Sunday, April 22, 2012

Wintersowing Update

Ever since I tried wintersowing last year, I have been a convert. It is by far the easiest way to sow seeds, all you need to do is to plant the seeds in soil in a juice or milk jug container, and leave it outdoors all winter long.  That's it.  The process of freezing and unfreezing softens the seed shell, and then when it's warm enough, the seeds will germinate.  You literally let mother nature takes it's course.  This year, I wintersowed a whole bunch of heirloom tomato seeds.  I knew tomato seeds would do well wintersown because last year, there were lots of volunteer tomato plants in the garden.  Yesterday, I saw that one of the tomato plants is doing really well in the juice container "greenhouse".
Look how healthy it is!  Wintersowing rocks!  Here's the thing though.  I made these plastic DIY plant tags out of milk jugs, and wrote on permanent marker what type of tomato plant this was.  However, the marker completely wiped off from the rain, snow, and the elements.  So I have no idea what variety tomato this is now.  Bummer!  I'll have to wait to see what type it is when it's fully mature. Ugh, the wait!
Today, I received an email from one of my favorite stores, Brooklyn Industries.  As part of a celebration for Earth day, they participated in some earth friendly projects.  One of the projects they did to celebrate Earth day was a seed dress made with seeds embedded into the dress.  So you can "bury the dress" and watch it grow.
Another project that they participated in was this Seedbomb bracelet.  Which is a bracelet decorated with seedbombs.  So you can wear it, and when you see an open lot that you want to seed bomb, just take off the bracelet and throw it into the lot.  Cool right??  I so want to buy these!  Lastly, they also have bags made out of recycled coffee burlap bags.  I love the idea of recycling burlap to use as tote bags!  What did you do to celebrate Earth day?
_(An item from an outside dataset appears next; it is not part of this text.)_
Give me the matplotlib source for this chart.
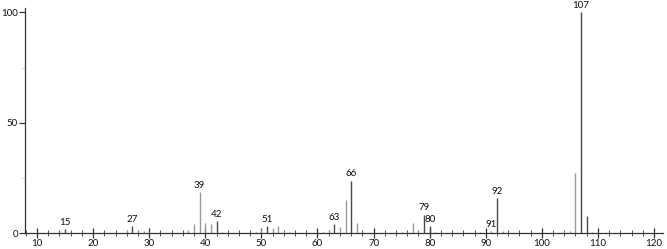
import matplotlib
matplotlib.use("Agg")
import matplotlib.pyplot as plt
from matplotlib.ticker import MultipleLocator

mz = [14, 15, 26, 27, 28, 29, 30, 37, 38, 39, 40, 41, 42, 43,
      49, 50, 51, 52, 53, 54, 55, 61, 62, 63, 64, 65, 66, 67, 68,
      74, 75, 76, 77, 78, 79, 80, 81, 89, 91, 92, 93,
      104, 105, 106, 107, 108, 109]
intensity = [0.6, 1.7, 1.5, 3.1, 1.5, 0.7, 0.4, 1.4, 4.0, 18.6, 4.7, 4.0, 5.5, 0.5,
             0.5, 2.0, 3.2, 2.3, 3.0, 1.0, 0.5, 0.5, 1.4, 4.0, 2.5, 15.0, 23.8, 4.5, 0.6,
             0.5, 0.5, 0.6, 4.4, 1.3, 8.3, 3.0, 0.6, 0.4, 1.0, 15.8, 1.0,
             1.0, 0.7, 27.0, 100.0, 7.8, 0.5]
labeled = [15, 27, 39, 42, 51, 63, 66, 79, 80, 91, 92, 107]
xticks = [10, 20, 30, 40, 50, 60, 70, 80, 90, 100, 110, 120]
yticks = [0, 50, 100]

fig = plt.figure(figsize=(6.67, 2.49), dpi=100)
ax = fig.add_axes([25/667, 1-233/249, 638/667, 225/249])
dark = {107, 108, 92, 79, 80, 66, 27, 15, 63, 51, 42}
for m, v in zip(mz, intensity):
    c = '#4a4a4a' if m in dark else '#999999'
    ax.vlines(m, 0, v, color=c, linewidth=1.0)
lookup = dict(zip(mz, intensity))
for m in labeled:
    ax.text(m, lookup[m] + 1.0, str(m), ha='center', va='bottom', fontsize=7,
            family='Lato', color='#111111')

ax.set_xlim(7.86, 121.6)
ax.set_ylim(0, 102)
ax.set_xticks(xticks)
ax.set_yticks(yticks)
ax.xaxis.set_minor_locator(MultipleLocator(2))
ax.yaxis.set_minor_locator(MultipleLocator(25))
for s in ['top', 'right']:
    ax.spines[s].set_visible(False)
for s in ['left', 'bottom']:
    ax.spines[s].set_color('#333333')
    ax.spines[s].set_linewidth(0.9)
ax.tick_params(axis='x', which='major', direction='inout', length=7, width=0.9,
               labelsize=7, pad=1, colors='#333333')
ax.tick_params(axis='x', which='minor', direction='inout', length=4, width=0.7, colors='#555555')
ax.tick_params(axis='y', which='major', direction='out', length=4, width=0.9,
               labelsize=7, pad=1, colors='#333333')
ax.tick_params(axis='y', which='minor', direction='out', length=3, width=0.5, colors='#cccccc')
for lab in ax.get_xticklabels() + ax.get_yticklabels():
    lab.set_family('Lato')
    lab.set_color('#111111')
fig.savefig('out.png', dpi=100)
  1. I have never wintersown any veggies. I really should give it a try.

    Hopefully, you wrote down what you planted and when they bear can figure out what is what!

  2. for marking containers, i have found a wax pencil (the kind with a string you pull down to unwind the layers to expose more "lead") to be permanent. they are available in art supply stores, also called a "china pencil".

    i just have to remember to mark top & bottom of my container,since i often cut off the top later in the season.

  3. I've never tried wintersowing seeds but I"m glad your experiment is working!! Bummers on waiting to find out what type of tomato though. =0)

  4. Meems -- I've struggled with garden markers, too. Sharpies just don't last. The best thing I've found are China markers or grease pencils, dunno exactly what they are called. On painted wood, under a sprinkler, it stays on. Probably would work on raw wood, too, if you can find a cabinet maker with scraps he'll give you.

  5. I love your blog, the tomato looks great. I mark the bottom of my containers with duct tape and the variety writen on the duct tape with an industrial strength sharpie. Under the container the sharpie ink stays intact and doesn't fade from sunlight. To check what's in the container is easy enough. Just raise it above your eyes and read what it is.